- St. Louis, Iron Mountain and Southern Railroad Depot
- U.S. National Register of Historic Places
- Location: Allen St., 150 ft. No of Jct. of Allen and Kelly Sts., Fredericktown, Missouri
- Coordinates: 37°34′3″N 90°17′35″W﻿ / ﻿37.56750°N 90.29306°W
- Area: 1.1 acres (0.45 ha)
- Built: 1869, c. 1908
- Architectural style: Frame Depot
- NRHP reference No.: 05001178
- Added to NRHP: October 19, 2005

= Fredericktown station (St. Louis, Iron Mountain and Southern Railroad) =

St. Louis, Iron Mountain and Southern Railroad Depot is a historic train station located at Fredericktown, Madison County, Missouri. It was built in 1869 and expanded about 1908 by the St. Louis, Iron Mountain and Southern Railway. It is a one-story, rectangular wood-frame building with a gable roof on short wood piers.

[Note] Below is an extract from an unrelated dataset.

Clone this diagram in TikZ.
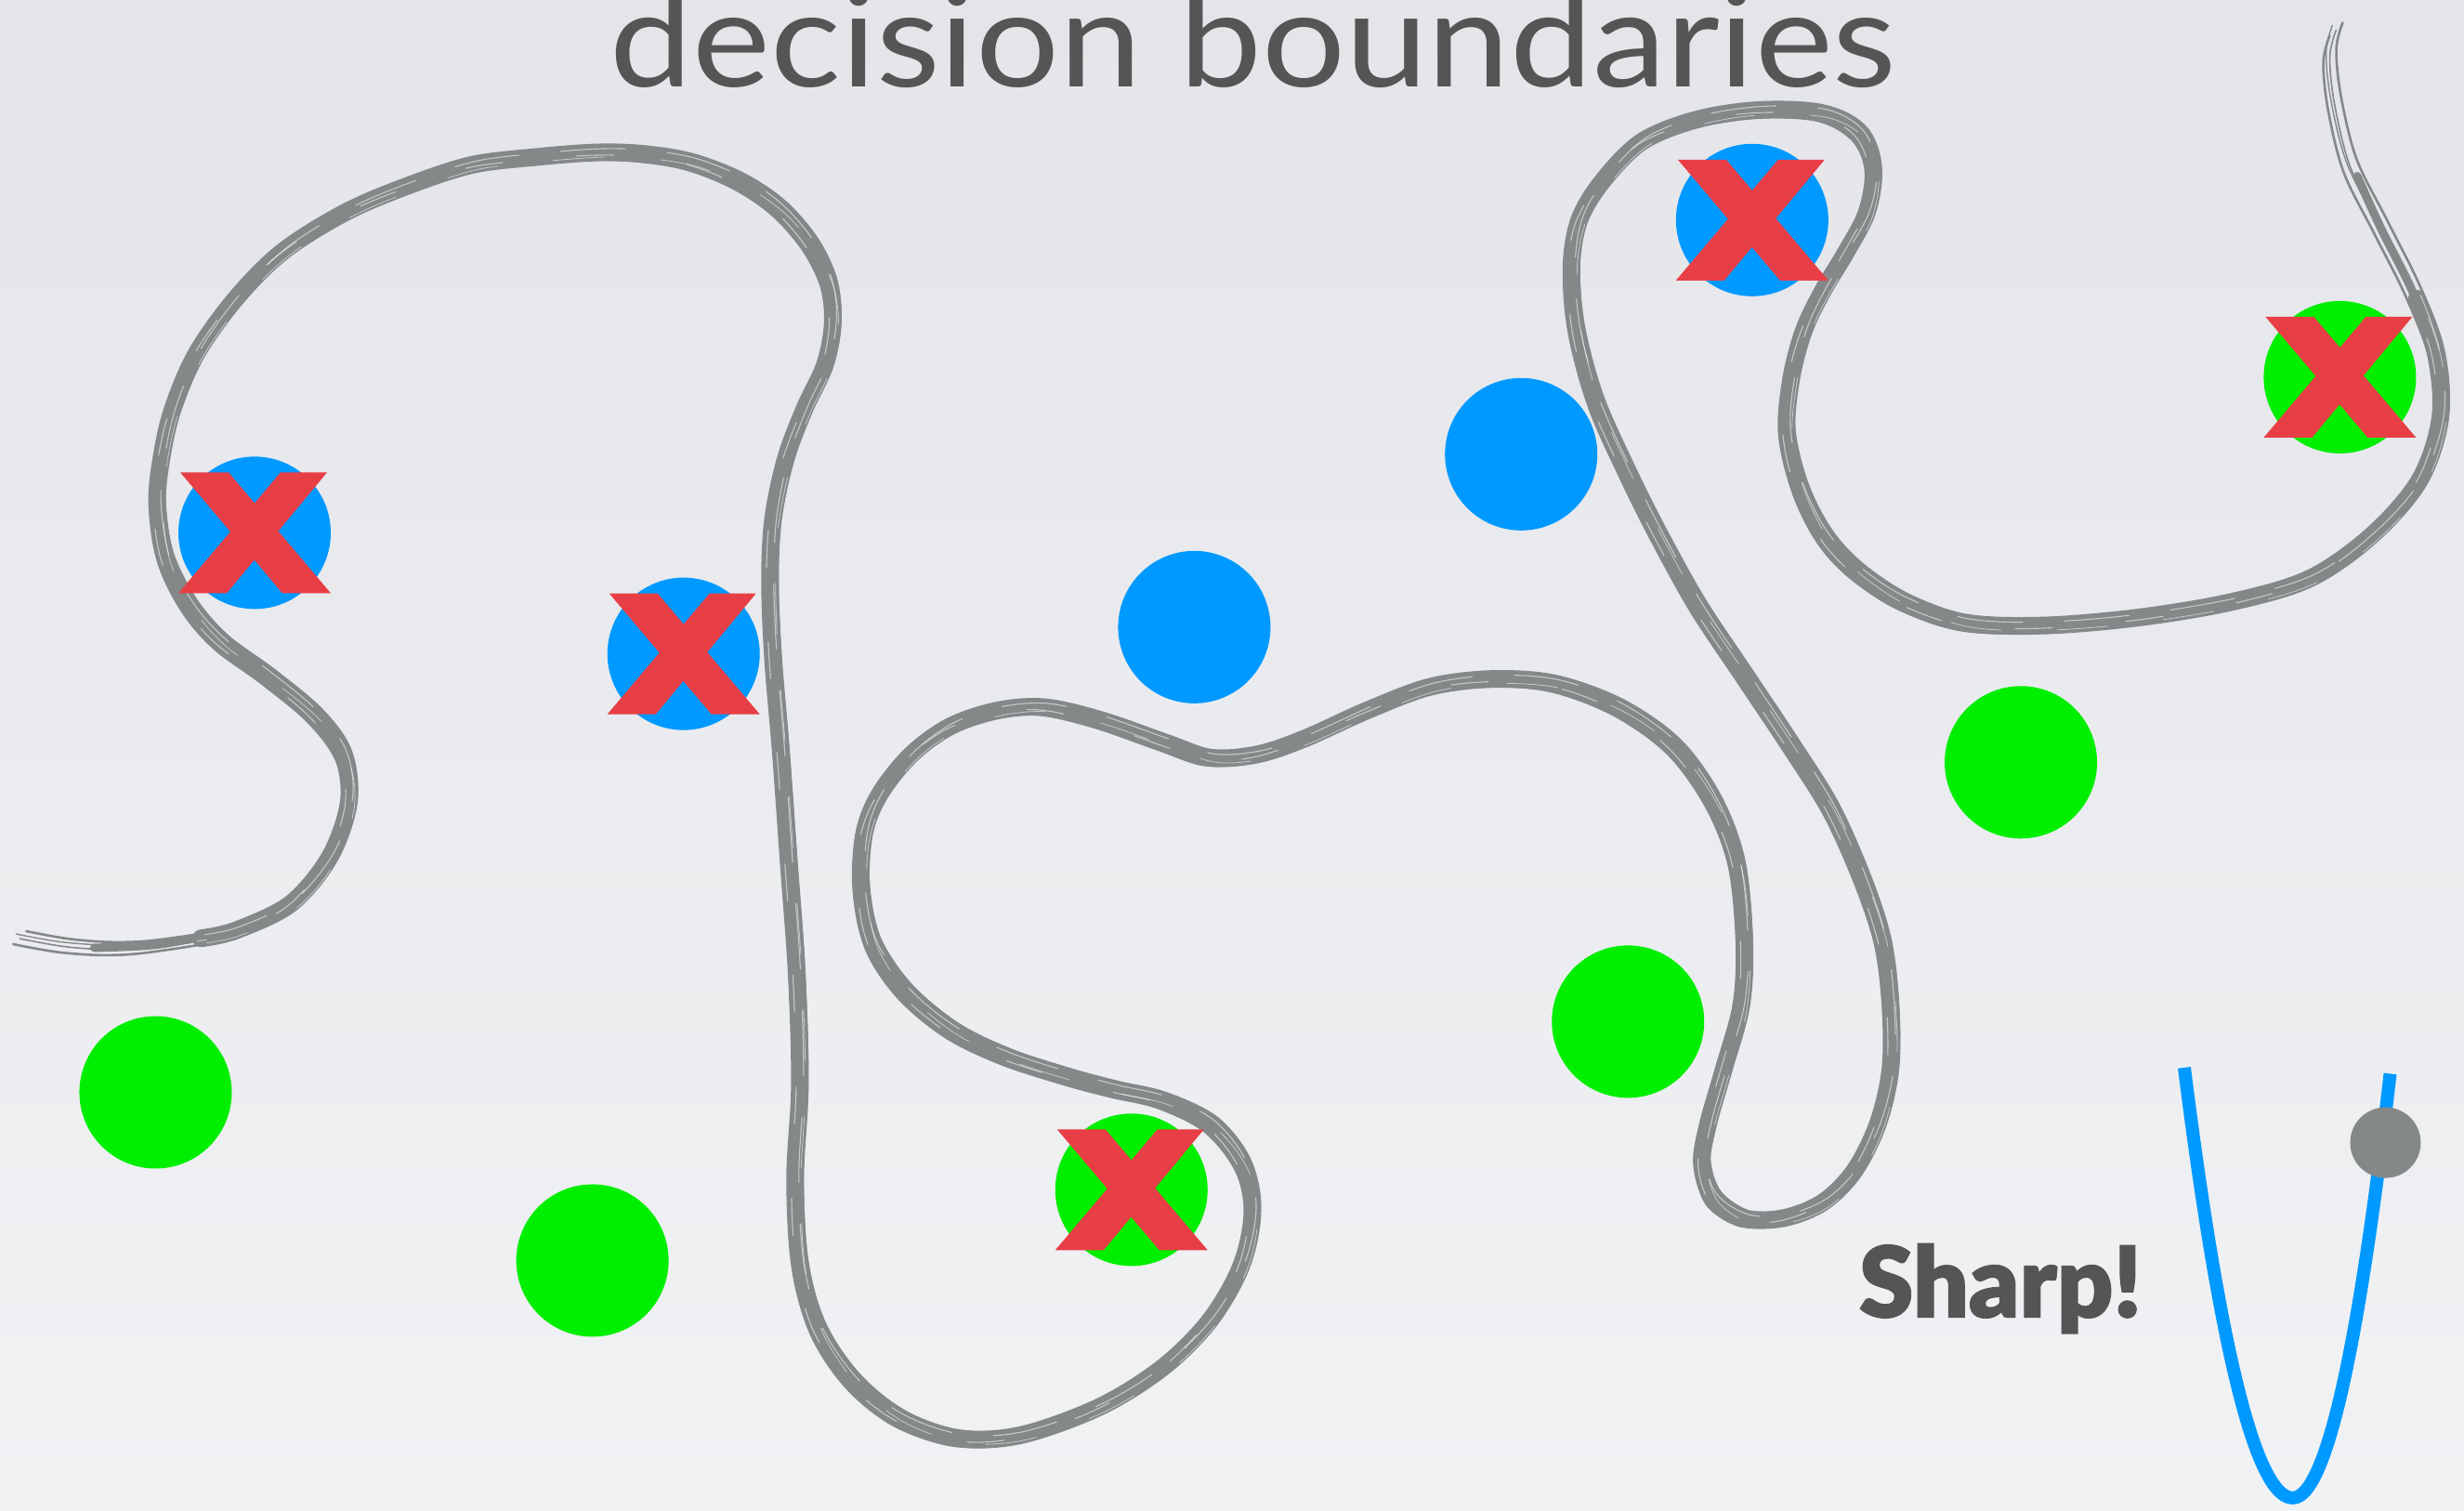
\documentclass[tikz,border=0pt]{standalone}
\usepackage{fontspec}
\newfontfamily\titlefont{Lato}
\newfontfamily\sharpfont{Lato Black}[FakeBold=1.6]
\definecolor{bgtop}{RGB}{227,229,233}
\definecolor{bgbot}{RGB}{241,242,244}
\definecolor{dotblue}{RGB}{0,153,255}
\definecolor{dotgreen}{RGB}{0,238,0}
\definecolor{xred}{RGB}{232,62,69}
\definecolor{brushgray}{RGB}{133,136,136}
\definecolor{textgray}{RGB}{85,85,85}
% core of the brush stroke
\newcommand\corepath{plot[smooth,tension=0.55] coordinates {
(128,597) (150,592) (185,575) (210,545) (222,510) (218,480)
(200,455) (170,430) (140,408) (120,385) (105,355) (100,320) (103,290) (110,260)
(125,225) (150,190) (180,160) (220,135) (260,118) (300,105) (340,100) (380,97)
(410,98) (440,103) (470,115) (495,132) (515,155) (527,180) (530,205) (525,232)
(512,260) (500,292) (492,330) (490,370) (492,420) (497,480) (502,550) (507,620)
(509,690) (506,750) (509,805) (520,845) (542,878) (572,902) (610,915) (650,913)
(700,895) (740,870) (770,840) (790,805) (797,770) (790,740) (770,715) (740,700)
(710,693) (680,685) (640,672) (605,655) (575,630) (555,600) (548,565) (550,530)
(560,505) (580,480) (605,462) (635,452) (665,450) (700,458) (740,472) (770,482)
(800,480) (830,470) (870,452) (910,437) (950,432) (990,435) (1030,450) (1065,475)
(1090,510) (1105,550) (1110,600) (1108,640) (1097,680) (1087,715) (1083,740)
(1090,762) (1110,775) (1135,775) (1160,765) (1180,745) (1195,715) (1203,680)
(1203,640) (1198,600) (1185,560) (1165,515) (1140,475) (1110,430) (1080,385)
(1055,340) (1035,300) (1015,255) (1003,210) (1000,170) (1005,140) (1020,115)
(1045,90) (1080,76) (1120,70) (1160,72) (1183,85) (1192,108) (1188,135)
(1175,160) (1160,185) (1148,210) (1140,240) (1137,275) (1145,310) (1160,340)
(1180,362) (1210,382) (1250,396) (1300,398) (1360,393) (1420,383) (1470,368)
(1510,340) (1540,305) (1553,265) (1550,225) (1538,190)}}
% thinning ends of the stroke
\newcommand\headpath{plot[smooth,tension=0.55] coordinates {
(60,603) (100,601) (150,592)}}
\newcommand\taperpath{plot[smooth,tension=0.55] coordinates {
(1550,225) (1535,185) (1515,145) (1500,112)}}
% whole stroke, for the thin bristle strands
\newcommand\fullpath{plot[smooth,tension=0.55] coordinates {
(12,596) (40,601) (70,603) (100,601) (150,592) (185,575) (210,545) (222,510) (218,480)
(200,455) (170,430) (140,408) (120,385) (105,355) (100,320) (103,290) (110,260)
(125,225) (150,190) (180,160) (220,135) (260,118) (300,105) (340,100) (380,97)
(410,98) (440,103) (470,115) (495,132) (515,155) (527,180) (530,205) (525,232)
(512,260) (500,292) (492,330) (490,370) (492,420) (497,480) (502,550) (507,620)
(509,690) (506,750) (509,805) (520,845) (542,878) (572,902) (610,915) (650,913)
(700,895) (740,870) (770,840) (790,805) (797,770) (790,740) (770,715) (740,700)
(710,693) (680,685) (640,672) (605,655) (575,630) (555,600) (548,565) (550,530)
(560,505) (580,480) (605,462) (635,452) (665,450) (700,458) (740,472) (770,482)
(800,480) (830,470) (870,452) (910,437) (950,432) (990,435) (1030,450) (1065,475)
(1090,510) (1105,550) (1110,600) (1108,640) (1097,680) (1087,715) (1083,740)
(1090,762) (1110,775) (1135,775) (1160,765) (1180,745) (1195,715) (1203,680)
(1203,640) (1198,600) (1185,560) (1165,515) (1140,475) (1110,430) (1080,385)
(1055,340) (1035,300) (1015,255) (1003,210) (1000,170) (1005,140) (1020,115)
(1045,90) (1080,76) (1120,70) (1160,72) (1183,85) (1192,108) (1188,135)
(1175,160) (1160,185) (1148,210) (1140,240) (1137,275) (1145,310) (1160,340)
(1180,362) (1210,382) (1250,396) (1300,398) (1360,393) (1420,383) (1470,368)
(1510,340) (1540,305) (1553,265) (1550,225) (1535,185) (1515,145) (1495,105)
(1485,65) (1482,35) (1486,18)}}
\begin{document}
\begin{tikzpicture}[x=1.6913pt,y=-1.6913pt,
  bdot/.style={circle, fill=dotblue, minimum size=164pt, inner sep=0pt, outer sep=0pt},
  gdot/.style={circle, fill=dotgreen, minimum size=164pt, inner sep=0pt, outer sep=0pt},
  knob/.style={circle, fill=brushgray, minimum size=76pt, inner sep=0pt, outer sep=0pt},
  brushmain/.style={draw=brushgray, line width=19pt, line cap=round, line join=round},
  brushtaper/.style={draw=brushgray, line width=9pt, line cap=round, line join=round},
  brushstrand/.style={draw=brushgray, line width=2.6pt, line cap=round, line join=round},
  brushgap/.style={draw=bgbot, line width=1.1pt, opacity=0.6, line cap=round, line join=round},
  valley/.style={draw=dotblue, line width=14pt},
  xmark/.pic={
    \fill[xred] (-80pt,65pt) -- (-28pt,65pt) -- (82pt,-65pt) -- (30pt,-65pt) -- cycle;
    \fill[xred] (28pt,65pt) -- (78pt,65pt) -- (-30pt,-65pt) -- (-82pt,-65pt) -- cycle;}
]
\useasboundingbox (0,0) rectangle (1568,961);
\clip (0,0) rectangle (1568,961);
\shade[top color=bgtop, bottom color=bgbot] (0,0) rectangle (1568,961);

% title
\node[anchor=base west, inner sep=0pt, text=textgray] (title) at (388,55)
  {\resizebox{1385pt}{\height}{\fontsize{144}{144}\titlefont decision boundaries}};

% decision boundary: brush stroke
\draw[brushmain] \corepath;
\draw[brushtaper] \taperpath;
\draw[brushtaper] \headpath;
\draw[brushstrand, shift={(8pt,6pt)}] \fullpath;
\draw[brushstrand, shift={(-6pt,-8pt)}] \fullpath;
\draw[brushstrand, line width=1.6pt, shift={(1pt,-2pt)}] \fullpath;
\draw[brushstrand, line width=1.4pt, shift={(-3pt,3pt)}] \fullpath;
\draw[brushgap, shift={(4pt,4pt)}, dash pattern=on 70pt off 45pt] \corepath;
\draw[brushgap, shift={(-4pt,-3pt)}, dash pattern=on 40pt off 80pt, dash phase=30pt] \corepath;
\draw[brushgap, line width=0.8pt, shift={(6pt,-5pt)}, dash pattern=on 55pt off 60pt, dash phase=10pt] \corepath;

% data points
\node[bdot] (b1) at (162,339) {};
\node[bdot] (b2) at (435,416) {};
\node[bdot] (b3) at (760,399) {};
\node[bdot] (b4) at (968,289) {};
\node[bdot] (b5) at (1115,140) {};
\node[gdot] (g1) at (1489,240) {};
\node[gdot] (g2) at (1286,485) {};
\node[gdot] (g3) at (1036,650) {};
\node[gdot] (g4) at (720,757) {};
\node[gdot] (g5) at (99,695) {};
\node[gdot] (g6) at (377,802) {};

\pic at (b1) {xmark};
\pic at (b2) {xmark};
\pic at (b5) {xmark};
\pic at (g1) {xmark};
\pic at (g4) {xmark};

% sharp valley
\draw[valley] plot[domain=-69:0, samples=50] ({1459+\x},{953-0.0575*\x*\x})
  -- plot[domain=0:62, samples=50] ({1459+\x},{953-0.0702*\x*\x});
\node[knob] (ball) at (1518,727) {};
\node[anchor=base west, inner sep=0pt, text=textgray] (sharp) at (1183,838)
  {\resizebox{304pt}{!}{\sharpfont Sharp!}};
\end{tikzpicture}
\end{document}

The original rectangular section was approximately 25 feet by 65 feet and the addition extended the building approximately 30 feet. In 1917–1918, the new Fredericktown Missouri Pacific Railroad Depot took over passenger service, while freight continued to be handled by the original depot.

It was added to the National Register of Historic Places in 2005.